Five market plays following the summer sell-off
By International Adviser, 1 Sep 15
Hargreaves Lansdown’s Laith Khalaf and Axa Wealth’s Adrian Lowcock on which markets to invest in and how to access them.
“The sector has been out of favour following a period of strong performance, where emerging market equities became overvalued relative to their developed market peers,” said Lowcock.
“As the recovery in the US gathered pace, a stronger dollar and expectations of rising interest rates have made some emerging markets less attractive to invest in. China also naturally weighs on the sector, with many countries dependent on the economic strength there.

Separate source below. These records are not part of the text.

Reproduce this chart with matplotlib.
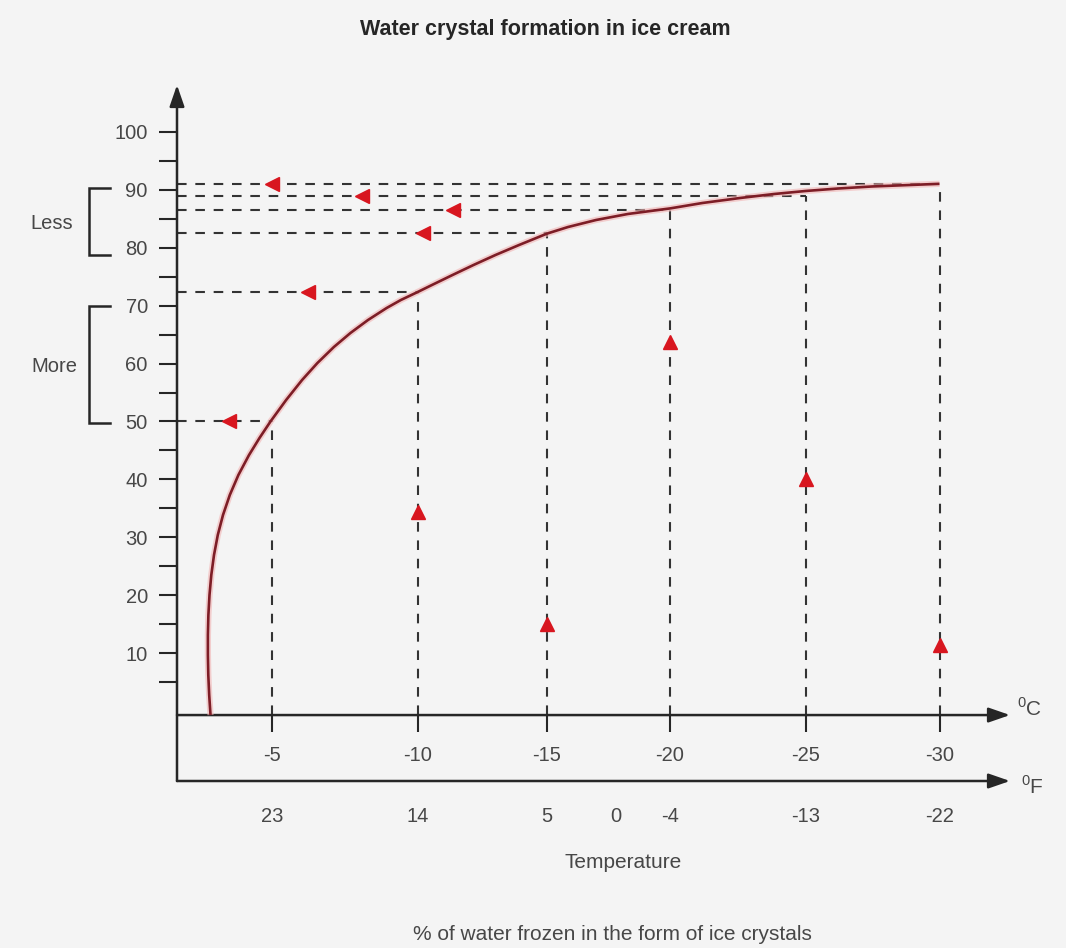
import numpy as np
import matplotlib
matplotlib.use("Agg")
import matplotlib.pyplot as plt
from matplotlib import patheffects as pe
from matplotlib import transforms as mtrans

# ---------------- data ----------------
temps_c = [-5, -10, -15, -20, -25, -30]
temps_f = [23, 14, 5, 0, -4, -13, -22]
guide_pct = [50.0, 72.4, 82.5, 86.6, 89.0, 91.1]          # % frozen at each temps_c
left_arrow_t = [-3.52, -6.24, -10.2, -11.37, -8.1, -5.0]   # arrow positions on the horizontal guides
up_arrow_t = [-10, -15, -20, -25, -30]
up_arrow_pct = [34.3, 15.0, 63.8, 40.0, 11.4]
curve_t = [-2.887, -2.842, -2.811, -2.797, -2.797, -2.814, -2.852, -2.914, -3.007,
           -3.137, -3.316, -3.550, -3.845, -4.210, -4.570, -4.948, -5.485, -6.034,
           -6.560, -7.127, -7.694, -8.299, -8.938, -9.426, -10.0, -10.560, -11.351,
           -12.162, -13.012, -13.919, -15.0, -15.854, -16.992, -18.285, -20.0,
           -21.199, -22.583, -23.838, -25.0, -26.213, -27.481, -30.0]
curve_pct = [-0.7, 2.76, 6.22, 9.67, 13.13, 16.58, 20.03, 23.49, 26.94,
             30.40, 33.85, 37.31, 40.76, 44.21, 47.15, 50.0, 53.71, 57.17,
             60.10, 62.87, 65.28, 67.53, 69.60, 70.98, 72.35, 73.58, 75.30,
             77.03, 78.76, 80.48, 82.45, 83.59, 84.80, 85.84, 86.8,
             87.74, 88.60, 89.29, 89.81, 90.24, 90.59, 91.05]
ytick_major = [10, 20, 30, 40, 50, 60, 70, 80, 90, 100]
ytick_minor = [5, 15, 25, 35, 45, 55, 65, 75, 85, 95]

# ---------------- layout helpers ----------------
W, H = 1066, 948
ZERO_PX, PX_PER = 711.0, 5.79
anch_t = np.array([-30.0, -25.0, -20.0, -15.0, -10.0, -5.0])
anch_px = np.array([939.5, 805.5, 670.0, 547.0, 417.5, 272.0])
S_LO = (anch_px[0] - anch_px[1]) / (anch_t[1] - anch_t[0])
S_HI = (anch_px[-2] - anch_px[-1]) / (anch_t[-1] - anch_t[-2])


def t2px(t):
    t = np.asarray(t, dtype=float)
    out = np.interp(t, anch_t, anch_px)
    out = np.where(t < anch_t[0], anch_px[0] + (anch_t[0] - t) * S_LO, out)
    out = np.where(t > anch_t[-1], anch_px[-1] - (t - anch_t[-1]) * S_HI, out)
    return out


def px2t(p):
    p = np.asarray(p, dtype=float)
    out = np.interp(p, anch_px[::-1], anch_t[::-1])
    out = np.where(p > anch_px[0], anch_t[0] - (p - anch_px[0]) / S_LO, out)
    out = np.where(p < anch_px[-1], anch_t[-1] + (anch_px[-1] - p) / S_HI, out)
    return out


# increasing forward function for the axis scale
def fwd(t):
    return -t2px(t)


def inv(v):
    return px2t(-np.asarray(v, dtype=float))


def ypct(py):
    return (ZERO_PX - py) / PX_PER


plt.rcParams['font.family'] = ['Liberation Sans', 'DejaVu Sans']
plt.rcParams['mathtext.fontset'] = 'custom'
plt.rcParams['mathtext.rm'] = 'Liberation Sans'

BG = '#f4f4f4'
TXT = '#474747'
AX = '#262626'
DASH = '#333333'
RED = '#d8161f'
CURVE = '#7d1d26'

fig = plt.figure(figsize=(W / 100, H / 100), dpi=100, facecolor=BG)
ax = fig.add_axes([0, 0, 1, 1])
ax.set_facecolor(BG)
ax.set_xscale('function', functions=(fwd, inv))
ax.set_xlim(float(px2t(0)), float(px2t(W)))
ax.set_ylim(ypct(H), ypct(0))

t_axis = float(px2t(177))
c_axis_y = -0.7
f_axis_y = ypct(781)
t_arrow = float(px2t(1010))

for s in ax.spines.values():
    s.set_visible(False)
ax.spines['left'].set_position(('data', t_axis))
ax.spines['bottom'].set_position(('data', c_axis_y))

# y ticks
ax.set_yticks(ytick_major)
ax.set_yticks(ytick_minor, minor=True)
ax.tick_params(axis='y', which='both', direction='out', length=13, width=1.5,
               color=AX, pad=8, labelsize=14.5, labelcolor=TXT)
# C ticks
ax.set_xticks(temps_c)
ax.set_xticklabels([str(t) for t in temps_c])
ax.xaxis.set_minor_locator(matplotlib.ticker.NullLocator())
ax.tick_params(axis='x', which='both', direction='out', length=12.5, width=1.5,
               color=AX, pad=10, labelsize=14.5, labelcolor=TXT)
ax.tick_params(top=False, right=False)

# axis lines with arrowheads
arrow_kw = dict(arrowstyle='-|>,head_length=1.3,head_width=0.45', lw=1.8,
                color=AX, shrinkA=0, shrinkB=0, mutation_scale=10)
ax.annotate('', xy=(t_axis, ypct(85)), xytext=(t_axis, f_axis_y),
            arrowprops=arrow_kw, annotation_clip=False)
ax.annotate('', xy=(t_arrow, c_axis_y), xytext=(t_axis, c_axis_y),
            arrowprops=arrow_kw, annotation_clip=False)
ax.annotate('', xy=(t_arrow, f_axis_y), xytext=(t_axis, f_axis_y),
            arrowprops=arrow_kw, annotation_clip=False)

# guide lines
dash_kw = dict(color=DASH, lw=1.5, dashes=(4.6, 4.2), zorder=2)
for t, p in zip(temps_c, guide_pct):
    ax.plot([t_axis, t], [p, p], **dash_kw)
    ax.plot([t, t], [c_axis_y, p], **dash_kw)

# curve
ax.plot(curve_t, curve_pct, color=CURVE, lw=1.9, zorder=4, solid_capstyle='butt',
        solid_joinstyle='round',
        path_effects=[pe.Stroke(linewidth=4.5, foreground='#f2b3b3', alpha=0.6), pe.Normal()])

# red arrows
ax.plot(left_arrow_t, guide_pct, ls='none', marker='<', ms=10, color=RED, mec=RED, zorder=5)
ax.plot(up_arrow_t, up_arrow_pct, ls='none', marker='^', ms=10, color=RED, mec=RED, zorder=5)

# Fahrenheit labels
f_pos = [(f - 32) * 5.0 / 9.0 for f in temps_f]
for f, x in zip(temps_f, f_pos):
    ax.text(x, ypct(816), str(f), ha='center', va='center', fontsize=14.5, color=TXT)

# unit labels
ax.text(float(px2t(1017)), ypct(709), '$^0$C', ha='left', va='center', fontsize=15, color=TXT)
ax.text(float(px2t(1021)), ypct(786), '$^0$F', ha='left', va='center', fontsize=15, color=TXT)

# brackets
bt = mtrans.blended_transform_factory(fig.transFigure, ax.transData)
for top, bot in [(ypct(188), ypct(255)), (ypct(306), ypct(423))]:
    ax.plot([110 / W, 89 / W, 89 / W, 110 / W], [top, top, bot, bot], transform=bt,
            color=AX, lw=1.8, clip_on=False, solid_joinstyle='miter')


def ftext(px, py, s, **kw):
    fig.text(px / W, 1 - py / H, s, **kw)


ftext(52, 223, 'Less', ha='center', va='center', fontsize=14.5, color=TXT)
ftext(54, 367, 'More', ha='center', va='center', fontsize=14.5, color=TXT)
ftext(545, 30, 'Water crystal formation in ice cream', ha='center', va='center',
      fontsize=15.5, fontweight='bold', color='#262626')
ftext(623, 862, 'Temperature', ha='center', va='center', fontsize=15, color=TXT)
ftext(612, 935, '% of water frozen in the form of ice crystals', ha='center', va='center',
      fontsize=15, color=TXT)

fig.savefig('out.png', dpi=100, facecolor=BG)
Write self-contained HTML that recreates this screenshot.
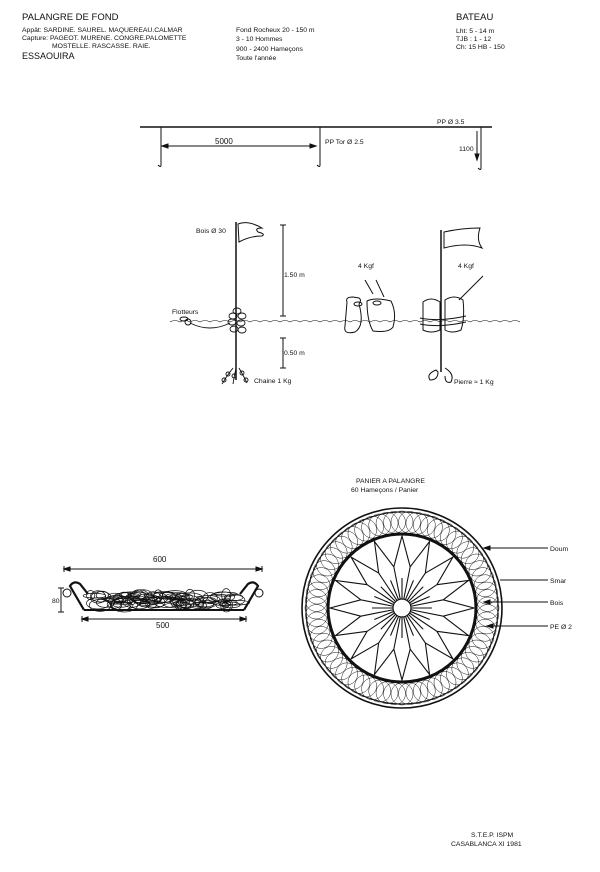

Emerging markets look set to remain out of favour for a while, but they will recover in the longer term.
Khalaf added: “There is likely to be further falls in emerging markets, but it is actually not a bad time for long-term investors to be thinking about drip-feeding money into those areas.”
Lowcock – Standard Life Global Emerging Markets Equity Unconstrained
Lowcock said: “The fund adopts Standard Life’s unconstrained approach to emerging market investing, taking advantage of the ‘focus on change’ philosophy.”
Khalaf – First State Asia Pacific Leaders
“The First State management team has a fairly conservative approach to management, which stands them in good stead in what is a high-risk investment world,” Khalaf explained.
“While they might not catch as much upside when things are going well, they protect better on the downside.”